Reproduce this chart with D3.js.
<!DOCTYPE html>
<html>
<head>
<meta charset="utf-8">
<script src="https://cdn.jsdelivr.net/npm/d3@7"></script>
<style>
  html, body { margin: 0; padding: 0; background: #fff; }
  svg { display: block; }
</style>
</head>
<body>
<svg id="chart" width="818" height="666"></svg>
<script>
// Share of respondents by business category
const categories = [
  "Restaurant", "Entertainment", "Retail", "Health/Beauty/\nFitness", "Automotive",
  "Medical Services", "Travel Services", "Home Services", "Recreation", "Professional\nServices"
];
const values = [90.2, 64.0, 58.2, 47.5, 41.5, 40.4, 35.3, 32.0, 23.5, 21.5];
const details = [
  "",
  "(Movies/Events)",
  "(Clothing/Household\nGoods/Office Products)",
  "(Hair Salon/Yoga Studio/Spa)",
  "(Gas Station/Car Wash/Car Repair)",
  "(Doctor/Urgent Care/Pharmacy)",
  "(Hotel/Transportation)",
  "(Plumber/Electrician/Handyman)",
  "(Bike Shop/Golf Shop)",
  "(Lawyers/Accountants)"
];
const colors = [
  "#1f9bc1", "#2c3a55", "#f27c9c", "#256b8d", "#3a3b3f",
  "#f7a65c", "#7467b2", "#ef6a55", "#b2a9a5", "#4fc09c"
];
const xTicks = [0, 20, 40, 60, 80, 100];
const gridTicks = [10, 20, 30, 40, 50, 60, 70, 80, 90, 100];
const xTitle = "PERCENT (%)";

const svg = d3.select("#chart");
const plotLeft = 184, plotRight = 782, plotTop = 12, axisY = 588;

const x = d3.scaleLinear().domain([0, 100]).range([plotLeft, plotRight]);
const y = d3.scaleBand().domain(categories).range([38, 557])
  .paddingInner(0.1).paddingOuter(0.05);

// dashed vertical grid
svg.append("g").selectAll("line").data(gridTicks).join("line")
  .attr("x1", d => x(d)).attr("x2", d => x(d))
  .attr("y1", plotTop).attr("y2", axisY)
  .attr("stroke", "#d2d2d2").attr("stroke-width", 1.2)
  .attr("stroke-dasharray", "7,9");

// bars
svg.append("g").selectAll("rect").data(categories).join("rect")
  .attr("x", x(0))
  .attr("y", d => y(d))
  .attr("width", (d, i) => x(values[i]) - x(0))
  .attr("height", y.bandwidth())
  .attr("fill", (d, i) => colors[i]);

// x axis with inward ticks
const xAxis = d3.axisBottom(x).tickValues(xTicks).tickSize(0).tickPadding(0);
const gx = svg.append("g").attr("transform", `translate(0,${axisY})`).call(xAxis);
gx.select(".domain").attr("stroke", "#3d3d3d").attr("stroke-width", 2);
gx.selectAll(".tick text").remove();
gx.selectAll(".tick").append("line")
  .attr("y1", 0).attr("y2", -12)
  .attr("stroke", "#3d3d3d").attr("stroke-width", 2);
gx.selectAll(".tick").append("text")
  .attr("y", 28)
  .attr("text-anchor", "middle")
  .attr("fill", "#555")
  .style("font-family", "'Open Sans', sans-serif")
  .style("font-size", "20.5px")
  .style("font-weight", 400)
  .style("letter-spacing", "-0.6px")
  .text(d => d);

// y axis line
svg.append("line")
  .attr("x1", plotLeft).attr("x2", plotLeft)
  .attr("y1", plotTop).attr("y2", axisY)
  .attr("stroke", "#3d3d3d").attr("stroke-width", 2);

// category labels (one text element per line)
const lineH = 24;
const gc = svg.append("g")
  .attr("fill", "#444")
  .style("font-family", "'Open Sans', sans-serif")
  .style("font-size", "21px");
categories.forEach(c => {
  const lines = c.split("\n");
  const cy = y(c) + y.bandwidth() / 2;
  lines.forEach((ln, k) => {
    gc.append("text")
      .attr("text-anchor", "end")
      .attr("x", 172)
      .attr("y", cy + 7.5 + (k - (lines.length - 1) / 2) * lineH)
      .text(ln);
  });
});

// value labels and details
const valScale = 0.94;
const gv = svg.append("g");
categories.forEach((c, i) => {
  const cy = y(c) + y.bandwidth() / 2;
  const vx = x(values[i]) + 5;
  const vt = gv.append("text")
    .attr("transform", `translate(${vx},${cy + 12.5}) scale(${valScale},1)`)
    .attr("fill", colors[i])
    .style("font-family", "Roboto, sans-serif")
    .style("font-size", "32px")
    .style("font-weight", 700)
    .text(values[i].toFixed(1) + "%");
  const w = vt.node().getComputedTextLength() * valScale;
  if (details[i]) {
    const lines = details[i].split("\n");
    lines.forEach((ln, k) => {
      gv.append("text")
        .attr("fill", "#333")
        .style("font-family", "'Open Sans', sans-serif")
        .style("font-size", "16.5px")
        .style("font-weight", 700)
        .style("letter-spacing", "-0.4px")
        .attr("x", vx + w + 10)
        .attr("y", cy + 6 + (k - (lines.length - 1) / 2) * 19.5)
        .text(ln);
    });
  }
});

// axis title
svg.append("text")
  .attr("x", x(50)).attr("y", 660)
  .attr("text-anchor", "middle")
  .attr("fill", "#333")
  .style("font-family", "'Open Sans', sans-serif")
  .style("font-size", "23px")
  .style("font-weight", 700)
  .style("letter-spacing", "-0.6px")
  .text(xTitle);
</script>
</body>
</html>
★ ★ ★ ★
• **The exercise**: From the very first line of the data through the line with "const plotLeft = 184, plotRight" in it, please reproduce each line exactly and output nothing more.

• **The output**:
Reproduce this chart with D3.js.
<!DOCTYPE html>
<html>
<head>
<meta charset="utf-8">
<script src="https://cdn.jsdelivr.net/npm/d3@7"></script>
<style>
  html, body { margin: 0; padding: 0; background: #fff; }
  svg { display: block; }
</style>
</head>
<body>
<svg id="chart" width="818" height="666"></svg>
<script>
// Share of respondents by business category
const categories = [
  "Restaurant", "Entertainment", "Retail", "Health/Beauty/\nFitness", "Automotive",
  "Medical Services", "Travel Services", "Home Services", "Recreation", "Professional\nServices"
];
const values = [90.2, 64.0, 58.2, 47.5, 41.5, 40.4, 35.3, 32.0, 23.5, 21.5];
const details = [
  "",
  "(Movies/Events)",
  "(Clothing/Household\nGoods/Office Products)",
  "(Hair Salon/Yoga Studio/Spa)",
  "(Gas Station/Car Wash/Car Repair)",
  "(Doctor/Urgent Care/Pharmacy)",
  "(Hotel/Transportation)",
  "(Plumber/Electrician/Handyman)",
  "(Bike Shop/Golf Shop)",
  "(Lawyers/Accountants)"
];
const colors = [
  "#1f9bc1", "#2c3a55", "#f27c9c", "#256b8d", "#3a3b3f",
  "#f7a65c", "#7467b2", "#ef6a55", "#b2a9a5", "#4fc09c"
];
const xTicks = [0, 20, 40, 60, 80, 100];
const gridTicks = [10, 20, 30, 40, 50, 60, 70, 80, 90, 100];
const xTitle = "PERCENT (%)";

const svg = d3.select("#chart");
const plotLeft = 184, plotRight = 782, plotTop = 12, axisY = 588;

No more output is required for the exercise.